Directive: Leave out the images; return the rest of the data exactly.

Source excerpt:
• • • •
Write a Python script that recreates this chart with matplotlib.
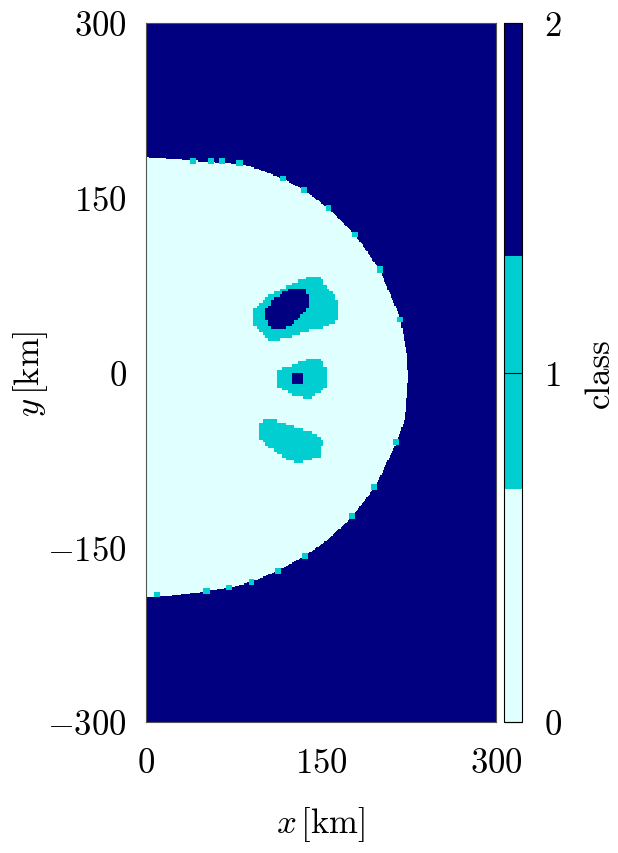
import numpy as np
import matplotlib
matplotlib.use('Agg')
import matplotlib.pyplot as plt
from matplotlib.colors import ListedColormap
from matplotlib.path import Path

plt.rcParams['font.family'] = 'serif'
plt.rcParams['font.serif'] = ['cmr10']
plt.rcParams['mathtext.fontset'] = 'cm'
plt.rcParams['axes.unicode_minus'] = False

# outline of the class-0 region (km)
edge_x = [0, 40.5, 80.6, 96.0, 117.7, 136.3, 156.3, 179.1, 200.6, 217.7, 224.0, 224.8,
          222.0, 214.9, 196.3, 176.3, 154.9, 136.3, 113.4, 90.6, 70.5, 52.0, 17.7, 0]
edge_y = [184.7, 181.8, 179.0, 174.7, 166.1, 156.1, 140.9, 118.9, 87.4, 47.4, 14.4, -5.6,
          -39.9, -59.9, -98.5, -124.3, -144.4, -157.3, -170.1, -179.6, -185.0, -187.8, -192.1, -193.0]

# isolated class-1 cells sitting on the outline
dots_x = [40.5, 55.5, 65.7, 80.0, 117.7, 135.7, 156.4, 179.1, 200.6, 217.7,
          214.9, 195.7, 176.3, 136.3, 113.4, 90.6, 71.4, 52.0, 9.2]
dots_y = [181.8, 181.3, 181.3, 179.6, 166.1, 156.1, 141.4, 118.9, 88.0, 45.9,
          -59.4, -98.5, -123.8, -157.3, -170.1, -179.6, -184.4, -187.3, -190.7]

# class-1 blobs
blob1_x = [92.0, 93.4, 100.5, 107.7, 123.4, 137.7, 153.4, 164.8, 166.3, 162.0, 154.9, 149.1,
           140.6, 133.5, 123.4, 109.1, 99.2, 93.4]
blob1_y = [51.7, 41.6, 33.0, 27.3, 30.2, 35.9, 38.8, 45.9, 57.3, 65.9, 74.5, 81.7,
           81.7, 80.3, 76.0, 68.8, 61.6, 54.5]
blob2_x = [112.0, 113.4, 123.4, 127.7, 140.6, 147.7, 154.9, 155.4, 150.6, 142.0, 137.7, 123.4, 114.9]
blob2_y = [-1.3, -11.3, -17.0, -19.9, -22.7, -17.0, -12.7, 1.5, 11.6, 13.0, 11.6, 5.8, 3.0]
blob3_x = [99.2, 96.3, 102.0, 123.4, 133.5, 149.1, 152.0, 143.4, 122.0, 109.1, 100.5]
blob3_y = [-41.4, -54.2, -61.4, -75.7, -77.1, -71.4, -58.5, -51.3, -44.2, -39.9, -39.9]

# class-2 cores inside blobs
core1_x = [102.0, 107.7, 114.9, 123.4, 132.0, 139.1, 140.6, 136.3, 129.2, 120.6, 112.0, 106.3, 102.0]
core1_y = [47.4, 38.8, 35.9, 40.2, 47.4, 56.0, 65.9, 71.7, 73.1, 70.2, 64.5, 58.8, 51.7]
core2_x = [124.9, 126.3, 133.5, 135.4, 127.7]
core2_y = [-1.3, -9.9, -11.8, 0.2, 0.7]

colors = ['#E0FFFF', '#00CED1', '#000080']
xticks = [0, 150, 300]
yticks = [-300, -150, 0, 150, 300]
cticks = [0, 1, 2]

# build the class field on a 1 km grid
xc = np.arange(0.5, 300, 1.0)
yc = np.arange(-299.5, 300, 1.0)
X, Y = np.meshgrid(xc, yc)
pts = np.column_stack([X.ravel(), Y.ravel()])
cell = 2.5
Xb = np.floor(X / cell) * cell + cell / 2
Yb = np.floor(Y / cell) * cell + cell / 2
pts_b = np.column_stack([Xb.ravel(), Yb.ravel()])

def inside(px, py, p):
    return Path(np.column_stack([px, py])).contains_points(p).reshape(X.shape)

cls = np.full(X.shape, 2)
cls[inside(edge_x, edge_y, pts)] = 0
for bx, by in [(blob1_x, blob1_y), (blob2_x, blob2_y), (blob3_x, blob3_y)]:
    cls[inside(bx, by, pts_b)] = 1
for bx, by in [(core1_x, core1_y), (core2_x, core2_y)]:
    cls[inside(bx, by, pts_b)] = 2
for dx, dy in zip(dots_x, dots_y):
    cls[(np.abs(X - dx) <= 2.5) & (np.abs(Y - dy) <= 2.5)] = 1

fs = 25
fig = plt.figure(figsize=(6.18, 8.54), dpi=100)
ax = fig.add_axes([146/618, 1 - 723/854, 350/618, 699/854])
cax = fig.add_axes([504/618, 1 - 723/854, 18/618, 699/854])

cmap = ListedColormap(colors)
im = ax.imshow(cls, origin='lower', extent=[0, 300, -300, 300], cmap=cmap,
               vmin=0, vmax=2, interpolation='nearest', aspect='auto')
ax.set_xlim(0, 300)
ax.set_ylim(-300, 300)
ax.set_xticks(xticks, labels=[f'${v}$' for v in xticks])
ax.set_yticks(yticks, labels=[f'${v}$' for v in yticks])
ax.tick_params(axis='x', length=0, labelsize=fs, pad=18)
ax.tick_params(axis='y', length=0, labelsize=fs, pad=14)
for s in ax.spines.values():
    s.set_linewidth(0.8)
    s.set_color('#555555')
ax.set_xlabel(r'$x\,[\mathrm{km}]$', fontsize=fs, labelpad=18)
ax.set_ylabel(r'$y\,[\mathrm{km}]$', fontsize=fs)
ax.yaxis.set_label_coords(-0.275, 0.5)

cb = fig.colorbar(im, cax=cax, ticks=cticks)
cb.ax.set_yticklabels([f'${v}$' for v in cticks])
cb.ax.tick_params(direction='in', length=13, width=0.8, labelsize=fs, pad=16)
cb.outline.set_linewidth(0.8)
cb.set_label('class', fontsize=fs, labelpad=16)

fig.savefig('out.png', dpi=100)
• • • •
Solution below:
Write a Python script that recreates this chart with matplotlib.
import numpy as np
import matplotlib
matplotlib.use('Agg')
import matplotlib.pyplot as plt
from matplotlib.colors import ListedColormap
from matplotlib.path import Path

plt.rcParams['font.family'] = 'serif'
plt.rcParams['font.serif'] = ['cmr10']
plt.rcParams['mathtext.fontset'] = 'cm'
plt.rcParams['axes.unicode_minus'] = False

# outline of the class-0 region (km)
edge_x = [0, 40.5, 80.6, 96.0, 117.7, 136.3, 156.3, 179.1, 200.6, 217.7, 224.0, 224.8,
          222.0, 214.9, 196.3, 176.3, 154.9, 136.3, 113.4, 90.6, 70.5, 52.0, 17.7, 0]
edge_y = [184.7, 181.8, 179.0, 174.7, 166.1, 156.1, 140.9, 118.9, 87.4, 47.4, 14.4, -5.6,
          -39.9, -59.9, -98.5, -124.3, -144.4, -157.3, -170.1, -179.6, -185.0, -187.8, -192.1, -193.0]

# isolated class-1 cells sitting on the outline
dots_x = [40.5, 55.5, 65.7, 80.0, 117.7, 135.7, 156.4, 179.1, 200.6, 217.7,
          214.9, 195.7, 176.3, 136.3, 113.4, 90.6, 71.4, 52.0, 9.2]
dots_y = [181.8, 181.3, 181.3, 179.6, 166.1, 156.1, 141.4, 118.9, 88.0, 45.9,
          -59.4, -98.5, -123.8, -157.3, -170.1, -179.6, -184.4, -187.3, -190.7]

# class-1 blobs
blob1_x = [92.0, 93.4, 100.5, 107.7, 123.4, 137.7, 153.4, 164.8, 166.3, 162.0, 154.9, 149.1,
           140.6, 133.5, 123.4, 109.1, 99.2, 93.4]
blob1_y = [51.7, 41.6, 33.0, 27.3, 30.2, 35.9, 38.8, 45.9, 57.3, 65.9, 74.5, 81.7,
           81.7, 80.3, 76.0, 68.8, 61.6, 54.5]
blob2_x = [112.0, 113.4, 123.4, 127.7, 140.6, 147.7, 154.9, 155.4, 150.6, 142.0, 137.7, 123.4, 114.9]
blob2_y = [-1.3, -11.3, -17.0, -19.9, -22.7, -17.0, -12.7, 1.5, 11.6, 13.0, 11.6, 5.8, 3.0]
blob3_x = [99.2, 96.3, 102.0, 123.4, 133.5, 149.1, 152.0, 143.4, 122.0, 109.1, 100.5]
blob3_y = [-41.4, -54.2, -61.4, -75.7, -77.1, -71.4, -58.5, -51.3, -44.2, -39.9, -39.9]

# class-2 cores inside blobs
core1_x = [102.0, 107.7, 114.9, 123.4, 132.0, 139.1, 140.6, 136.3, 129.2, 120.6, 112.0, 106.3, 102.0]
core1_y = [47.4, 38.8, 35.9, 40.2, 47.4, 56.0, 65.9, 71.7, 73.1, 70.2, 64.5, 58.8, 51.7]
core2_x = [124.9, 126.3, 133.5, 135.4, 127.7]
core2_y = [-1.3, -9.9, -11.8, 0.2, 0.7]

colors = ['#E0FFFF', '#00CED1', '#000080']
xticks = [0, 150, 300]
yticks = [-300, -150, 0, 150, 300]
cticks = [0, 1, 2]

# build the class field on a 1 km grid
xc = np.arange(0.5, 300, 1.0)
yc = np.arange(-299.5, 300, 1.0)
X, Y = np.meshgrid(xc, yc)
pts = np.column_stack([X.ravel(), Y.ravel()])
cell = 2.5
Xb = np.floor(X / cell) * cell + cell / 2
Yb = np.floor(Y / cell) * cell + cell / 2
pts_b = np.column_stack([Xb.ravel(), Yb.ravel()])

def inside(px, py, p):
    return Path(np.column_stack([px, py])).contains_points(p).reshape(X.shape)

cls = np.full(X.shape, 2)
cls[inside(edge_x, edge_y, pts)] = 0
for bx, by in [(blob1_x, blob1_y), (blob2_x, blob2_y), (blob3_x, blob3_y)]:
    cls[inside(bx, by, pts_b)] = 1
for bx, by in [(core1_x, core1_y), (core2_x, core2_y)]:
    cls[inside(bx, by, pts_b)] = 2
for dx, dy in zip(dots_x, dots_y):
    cls[(np.abs(X - dx) <= 2.5) & (np.abs(Y - dy) <= 2.5)] = 1

fs = 25
fig = plt.figure(figsize=(6.18, 8.54), dpi=100)
ax = fig.add_axes([146/618, 1 - 723/854, 350/618, 699/854])
cax = fig.add_axes([504/618, 1 - 723/854, 18/618, 699/854])

cmap = ListedColormap(colors)
im = ax.imshow(cls, origin='lower', extent=[0, 300, -300, 300], cmap=cmap,
               vmin=0, vmax=2, interpolation='nearest', aspect='auto')
ax.set_xlim(0, 300)
ax.set_ylim(-300, 300)
ax.set_xticks(xticks, labels=[f'${v}$' for v in xticks])
ax.set_yticks(yticks, labels=[f'${v}$' for v in yticks])
ax.tick_params(axis='x', length=0, labelsize=fs, pad=18)
ax.tick_params(axis='y', length=0, labelsize=fs, pad=14)
for s in ax.spines.values():
    s.set_linewidth(0.8)
    s.set_color('#555555')
ax.set_xlabel(r'$x\,[\mathrm{km}]$', fontsize=fs, labelpad=18)
ax.set_ylabel(r'$y\,[\mathrm{km}]$', fontsize=fs)
ax.yaxis.set_label_coords(-0.275, 0.5)

cb = fig.colorbar(im, cax=cax, ticks=cticks)
cb.ax.set_yticklabels([f'${v}$' for v in cticks])
cb.ax.tick_params(direction='in', length=13, width=0.8, labelsize=fs, pad=16)
cb.outline.set_linewidth(0.8)
cb.set_label('class', fontsize=fs, labelpad=16)

fig.savefig('out.png', dpi=100)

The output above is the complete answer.